Why Bitcoin Is Up 6% at $75,000 as Ether and XRP Rally
Bitcoin surged nearly 6.5% in 24 hours to touch $75,800 before pulling back to around $74,312, dragging Ether and XRP higher in a broad crypto rally that analysts attribute to derivatives positioning rather than fresh fundamental catalysts.
The move caught many traders off guard. Ether jumped roughly 7.8% to $2,366, while XRP added about 3% to trade near $1.37, confirming the rally was not isolated to Bitcoin.
Yet the Crypto Fear and Greed Index remained stuck at 21, deep in “Extreme Fear” territory, suggesting broad sentiment has not caught up with prices.
What to Know About Bitcoin’s 6% Jump to $75,000
WHAT TO KNOW
- Bitcoin spiked to $75,800 before settling near $74,312, with 24-hour trading volume exceeding $53.6 billion and a market cap around $1.49 trillion.
- Ether and XRP rallied alongside Bitcoin, with ETH up ~7.8% and XRP up ~3%, pointing to a sector-wide move rather than a single-asset event.
Bitcoin’s 24-hour volume of $53.6 billion signals heavy participation. The spike to $75,800 and subsequent retreat to $74,312 left a notable wick on the chart, a pattern that often reflects aggressive buying followed by profit-taking at resistance.
Derivatives Unwinding, Not Fresh Demand, Likely Sparked the Move
10x Research analyst Markus Thielen noted that the unwinding of put options around the $55,000 and $60,000 strikes likely forced market makers to buy BTC as the initial push above $70,000 invalidated those hedges. That mechanical buying then fed on itself, propelling prices toward $75,000.
This type of options-driven squeeze can produce sharp moves without a corresponding shift in spot demand. The recent 78% contraction in XRP’s derivatives market illustrates how quickly positioning can shift across the crypto complex when volatility picks up.

Cointelegraph separately reported that Bitcoin’s push toward $76,000 came with weak Coinbase buying pressure and an open-interest divergence flagged by CryptoQuant research, warning that the rally could still be a bull trap.
The disconnect between price action and sentiment is striking. A Fear and Greed reading of 21 during a 6% rally suggests that much of the market remains positioned defensively, possibly because recent regulatory uncertainty around crypto interfaces has kept sidelined capital cautious.
Why Ether and XRP Are Rallying Alongside Bitcoin
Large-cap altcoins tend to follow Bitcoin during sharp upside moves because leveraged traders and algorithmic strategies treat BTC as the sector bellwether. When Bitcoin squeezes higher, short positions across ETH and XRP face margin pressure, triggering their own cascading buy-ins.

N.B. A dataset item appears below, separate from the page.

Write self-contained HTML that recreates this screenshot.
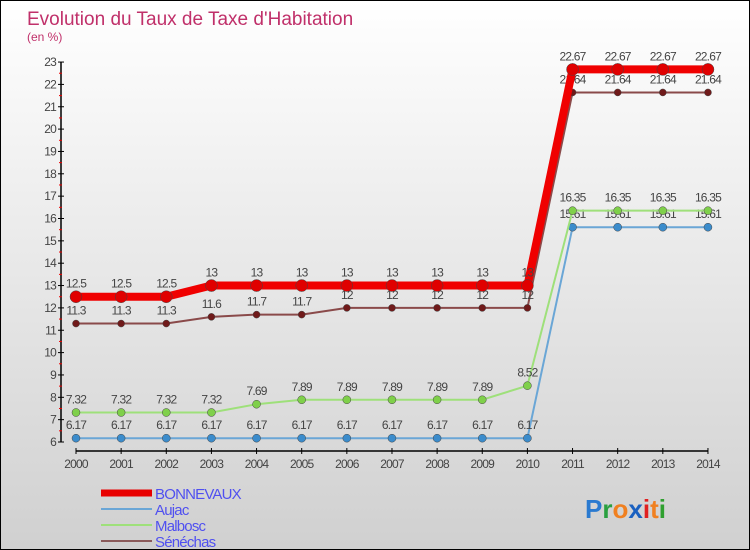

Ether’s 7.8% gain actually outpaced Bitcoin on a percentage basis, which sometimes signals that risk appetite is returning to the broader market. However, with the Fear and Greed Index still in Extreme Fear, the outperformance may reflect concentrated short-covering in ETH rather than fresh conviction buying.

XRP’s more modest 3% gain tracks with its lower derivatives open interest relative to Bitcoin and Ether. The synchronized move across all three assets points to a macro-level positioning reset rather than any coin-specific catalyst.
For now, the rally reads as a mechanically driven relief bounce. Bitcoin pulled back from its $75,800 intraday high, sentiment gauges remain defensive, and the analysts tracking derivatives flows have flagged the move as fragile. Whether this squeeze evolves into a sustained recovery, or fades as broader risk-off pressure reasserts itself, depends on whether spot demand follows the derivatives-led bid in the sessions ahead.
Disclaimer: This article is for informational purposes only and does not constitute financial or investment advice. Cryptocurrency and digital asset markets carry significant risk. Always do your own research before making decisions.